Dragon Naturally Speaking 8 Preferred

Rob Williams

Editor-in-Chief
Staff member
Moderator
There are literally tons of productivity software out there to be had. Some are applications that allow you to do specific things such as create documents, graphs, spreadsheets and do image editing. Others are used to improve your productivity by allowing you to have better control over the software you are using. Some increase the abilities of the software and some increase the abilities of the user. Today we're looking at one that does the latter.

After reading Matts review here, feel free to discuss it here!
 

Jakal

Tech Monkey
Doesn't Windows come with a talk-to-text converter? Or is that MS Word? Either way, I used that with about 5 minutes of "training" and it did a decent job. I don't use it, but played around with it a couple months back. It was kinda neat.

As far as the Dragon though, I don't have any experience with it. If what you've said is true, then I don't want to. Good try Matt.
 

madmat

Soup Nazi
Oh, it's decent enough and if you use standard english you're golden, I just happen to use brand names in a lot of the texts I write and it's horrible for that.
 

T-Shirt

E.M.I.
madmat said:
Oh, it's decent enough and if you use standard english you're golden, I just happen to use brand names in a lot of the texts I write and it's horrible for that.

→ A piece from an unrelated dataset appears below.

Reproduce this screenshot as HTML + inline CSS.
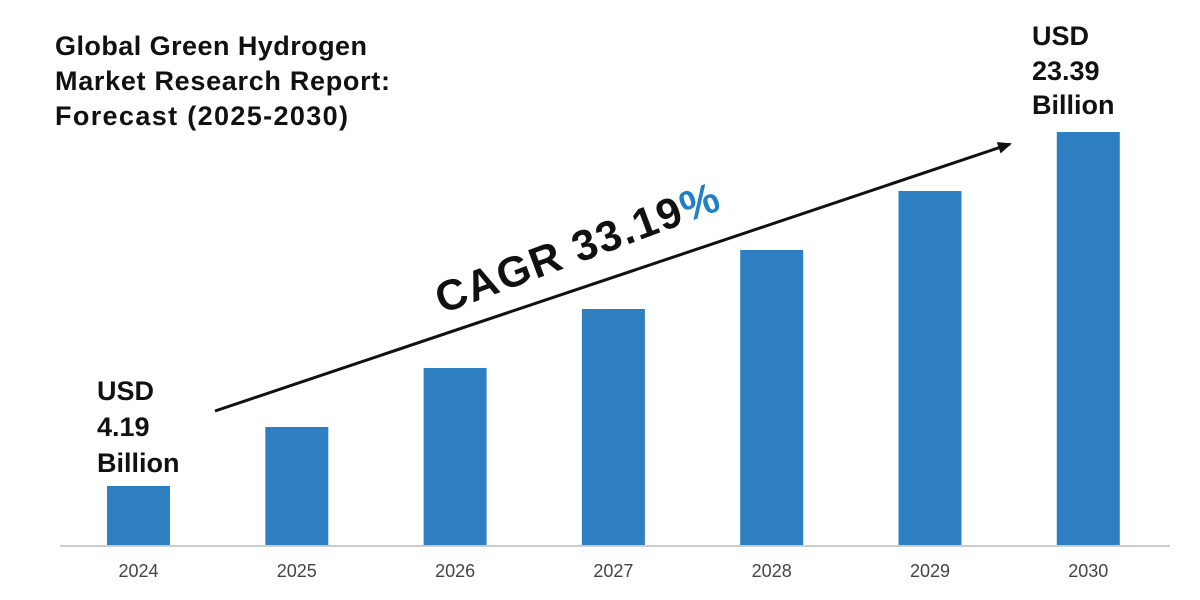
<!DOCTYPE html>
<html><head><meta charset="utf-8"><style>
html,body{margin:0;padding:0;background:#fff;}
svg{display:block;font-family:"Liberation Sans",sans-serif;}
</style></head><body>
<svg id="chart" width="1200" height="600" viewBox="0 0 1200 600">
  <g font-size="27" font-weight="bold" fill="#111">
    <text x="55" y="55" textLength="312">Global Green Hydrogen</text>
    <text x="55" y="90" textLength="335">Market Research Report:</text>
    <text x="55" y="125" textLength="293">Forecast (2025-2030)</text>
  </g>
  <line x1="60" y1="546" x2="1170" y2="546" stroke="#bbb" stroke-width="1.5"/>
  <g id="bars"></g>
  <g id="xlabels"></g>
  <defs><marker id="ah" markerWidth="14" markerHeight="12" refX="12" refY="6" orient="auto" markerUnits="userSpaceOnUse"><path d="M0,0 L14,6 L0,12 z" fill="#111"/></marker></defs>
  <line x1="215" y1="411" x2="1010" y2="144" stroke="#111" stroke-width="3" marker-end="url(#ah)"/>
  <text transform="translate(442,314) rotate(-20.5)" font-size="43" font-weight="bold" fill="#111" letter-spacing="1.5">CAGR 33.19<tspan fill="#1f7fc8">%</tspan></text>
  <g font-size="27" font-weight="bold" fill="#111">
    <text x="97" y="400">USD</text><text x="97" y="436">4.19</text><text x="97" y="472">Billion</text>
  </g>
  <g font-size="27" font-weight="bold" fill="#111">
    <text x="1032" y="45">USD</text><text x="1032" y="80">23.39</text><text x="1032" y="114">Billion</text>
  </g>
</svg>
<script>
const years = ["2024","2025","2026","2027","2028","2029","2030"];
const values = [4.19, 7.39, 10.59, 13.79, 16.99, 20.19, 23.39];
const ns = "http://www.w3.org/2000/svg";
const baseY = 545, vMin = 4.19, vMax = 23.39, hMin = 59, hMax = 413;
function yScale(v){ return baseY - (hMin + (v - vMin) * (hMax - hMin) / (vMax - vMin)); }
function xCenter(i){ return 138.5 + i * 158.3; }
const barW = 63;
const bars = document.getElementById('bars'), xl = document.getElementById('xlabels');
values.forEach((v,i)=>{
  const r = document.createElementNS(ns,'rect');
  
  
  const y = yScale(v);
  r.setAttribute('x', xCenter(i) - barW/2); r.setAttribute('y', y);
  r.setAttribute('width', barW); r.setAttribute('height', baseY - y);
  r.setAttribute('fill', '#2e7fc2');
  bars.appendChild(r);
  const t = document.createElementNS(ns,'text');
  
  
  t.setAttribute('x', xCenter(i)); t.setAttribute('y', 577);
  t.setAttribute('text-anchor', 'middle'); t.setAttribute('font-size', '18'); t.setAttribute('fill', '#444');
  t.textContent = years[i];
  xl.appendChild(t);
});
</script>
</body></html>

But it can learn (or at least older dragon versions could, I stopped upgrading at 6.x because the price was rising faster than the USEFULnew features.
 

T-Shirt

E.M.I.
I've never seen ANY recognition software, voice or handwriting that does everything perfect, I found just getting the majority of the text correct and then editing/search and replace did ok (as I said with older versions) and speeded up my work. (because I'm a poor/slow typist, and used to do lots of long reports) Early version of dragon (2&3) on really slow hareware produced excessiveerrors, but sometimes incredibly funny texts.